Une diplomatie en faveur de la RDC

La communauté internationale semble finalement convaincue que le Rwanda soutient les M23 tant en armes qu’en soldats et base-arrière.En effet,a part les observateurs sur place qui constatent le franchissement des frontiers au niveau de Kabuhanga; les drones qui circulent au dessus de la region font état du meme constat.D’ailleurs,le récent rejet par la Belgique de l’ambassadeur Vincent Karega comme ambassadeur du Rwanda est un arbre qui cache une forêt.
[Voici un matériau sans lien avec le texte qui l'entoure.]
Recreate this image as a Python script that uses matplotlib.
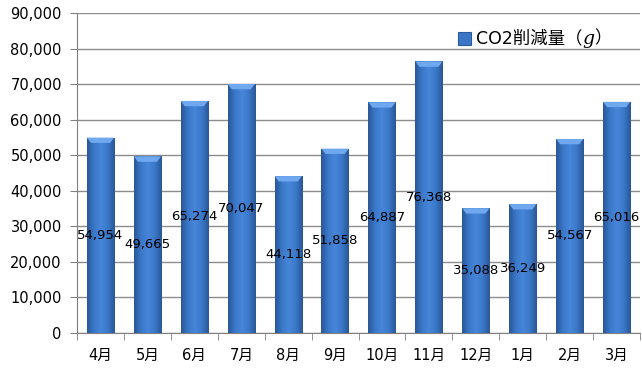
import numpy as np
import matplotlib
matplotlib.use("Agg")
import matplotlib.pyplot as plt
from matplotlib.patches import Polygon, Rectangle
from matplotlib.colors import LinearSegmentedColormap
from matplotlib.ticker import FuncFormatter, MultipleLocator
from matplotlib.offsetbox import AnchoredOffsetbox, DrawingArea, HPacker, TextArea

plt.rcParams['font.family'] = ['DejaVu Sans', 'Noto Sans CJK JP']

months = ['4月', '5月', '6月', '7月', '8月', '9月', '10月', '11月', '12月', '1月', '2月', '3月']
co2 = [54954, 49665, 65274, 70047, 44118, 51858, 64887, 76368, 35088, 36249, 54567, 65016]
legend_parts = ['CO2削減量（', 'g', '）']

fig = plt.figure(figsize=(6.42, 3.71), dpi=100)
ax = fig.add_axes([0.12, 0.1024, 0.877, 0.8626])

x = np.arange(len(months))
bars = ax.bar(x, co2, width=0.58, color='#3b76c6', zorder=2)

# horizontal shading like excel's bevel bars
grad = LinearSegmentedColormap.from_list('bar', ['#2a5796', '#3a78c9', '#4886da', '#3a78c9', '#2a5796'])
profile = np.linspace(0, 1, 64).reshape(1, -1)
bevel = 1500
for b in bars:
    bx, bw, bh = b.get_x(), b.get_width(), b.get_height()
    im = ax.imshow(profile, cmap=grad, extent=[bx, bx + bw, 0, bh], aspect='auto', zorder=3)
    im.set_clip_path(b)
    top = Polygon([[bx, bh], [bx + bw, bh], [bx + bw * 0.85, bh - bevel], [bx + bw * 0.15, bh - bevel]],
                  closed=True, facecolor='#6fa8ee', edgecolor='none', zorder=4)
    ax.add_patch(top)

for xi, v in zip(x, co2):
    ax.text(xi, v / 2, f'{v:,}', ha='center', va='center', fontsize=9.5, zorder=5)

ax.set_xlim(-0.5, len(months) - 0.5)
ax.set_ylim(0, 90000)
ax.set_xticks(x)
ax.set_xticklabels(months, fontsize=10.5)
ax.set_xticks(np.arange(-0.5, len(months)), minor=True)
ax.tick_params(axis='x', which='major', length=0, pad=11)
ax.tick_params(axis='x', which='minor', length=5, color='#808080')
ax.yaxis.set_major_locator(MultipleLocator(10000))
ax.yaxis.set_major_formatter(FuncFormatter(lambda v, p: f'{int(v):,}'))
ax.tick_params(axis='y', labelsize=10.5, length=5, color='#808080', pad=6)
ax.grid(axis='y', color='#8c8c8c', linewidth=1, zorder=0)
ax.set_axisbelow(True)
for s in ['top', 'right']:
    ax.spines[s].set_visible(False)
ax.spines['left'].set_color('#808080')
ax.spines['bottom'].set_color('#808080')

# legend built by hand so the g can be serif italic
swatch = DrawingArea(9, 9, 0, 0)
swatch.add_artist(Rectangle((0, 0), 9, 9, facecolor='#3b76c6', edgecolor='#2b5a9c', lw=0.8))
t1 = TextArea(legend_parts[0], textprops=dict(fontsize=12.5))
t2 = TextArea(legend_parts[1], textprops=dict(fontsize=13.5, family='DejaVu Serif', style='italic'))
t3 = TextArea(legend_parts[2], textprops=dict(fontsize=12.5))
label = HPacker(children=[t1, t2, t3], align='center', pad=0, sep=0)
pack = HPacker(children=[swatch, label], align='center', pad=0, sep=4)
box = AnchoredOffsetbox(loc='center left', child=pack, pad=0, borderpad=0, frameon=False,
                        bbox_to_anchor=(0.677, 0.92), bbox_transform=ax.transAxes)
ax.add_artist(box)

fig.savefig('out.png', dpi=100)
Les alliances géostratégiques

La RDC s’est débarrassé des forces de la Communauté d’Afrique de l’Est en connaissance de cause. Même si le Rwanda n’en faisait pas partie, on ne peut exclure que l’Ouganda est aussi un traitre d’autant plus qu’il a facilité la prise de Bunagana en servant de base arriere aux M23; les nouvelles invasions du M23 en RDC sont le fruit d’une complot ourdi à Kigali par Kagame et le général Muhozi le fils ainé du Président Museveni expédition baptisée “Opération Rudahigwa”nom d’ancien Roi du Rwanda mort en 1959. Il va de soi que si les affrontements reprennent les forces ougandaises ne tarderont pas de rallier leurs frères Rwandais dans le cadre du projet empire hima qu’ils nourissent depuis des décennies. Le Burundi malgré le rétablissement timide des relations avec son voisin rwandais, n’ignore pas que ce pays soutient la rebellion Red Tabara qui opère à partir du sud du Rwanda et du sud est de la RDC. Il va de soi qu’il va épauler la RDC.

Qui gagnera; qui perdra?

Si la SADEC et les FARDC combattent comme ces dernières et une brigade d’intervention de l’ONU l’avaient fait en 2013, les M23 perdront et par conséquent le Rwanda surtout que c’est toujours les forces rwandaises de défense qui y opèrent sous cette étiquette. Toutefois, rien n’est sûr si les forces de la SADEC seront assez offensives comme on l’attend d’elles; les nouvelles que rapportent sur elles les contingents rwandais déployés au Mozambique qui combattent à leur côté ne sont point laudatives. Si les FARDC ne gagnent pas la situation d’insécurité restera comme telle permettant le vol quotidien des ressources naturelles de ce vaste pays si évidemment les M23 ne comptent pas envahir tout le pays.

Conclusion

Entre la RDC et le Rwanda, une guerre directe est imminente à en croire les déclarations de guerre qui résonnent des deux côtés. Le président Félix Antoine Tshisekedi Tshilombo a promis de libérer son pays une fois reconduit à la tête du pays et sa victoire est ineluctable; le Rwanda a réagi en renforcant ses forces militaires et en les infiltrant en un bon nombre sur ce vaste territoire. Cela étant, l’issue de la guerre est toujours incertain mais il importe de penser à la population civile qui en subit les effets néfastes; les 22 mille victimes de la guerre Israel-Hamas qui n’a pas encore duré deux mois est illustration éloquente. Qui survivra verra!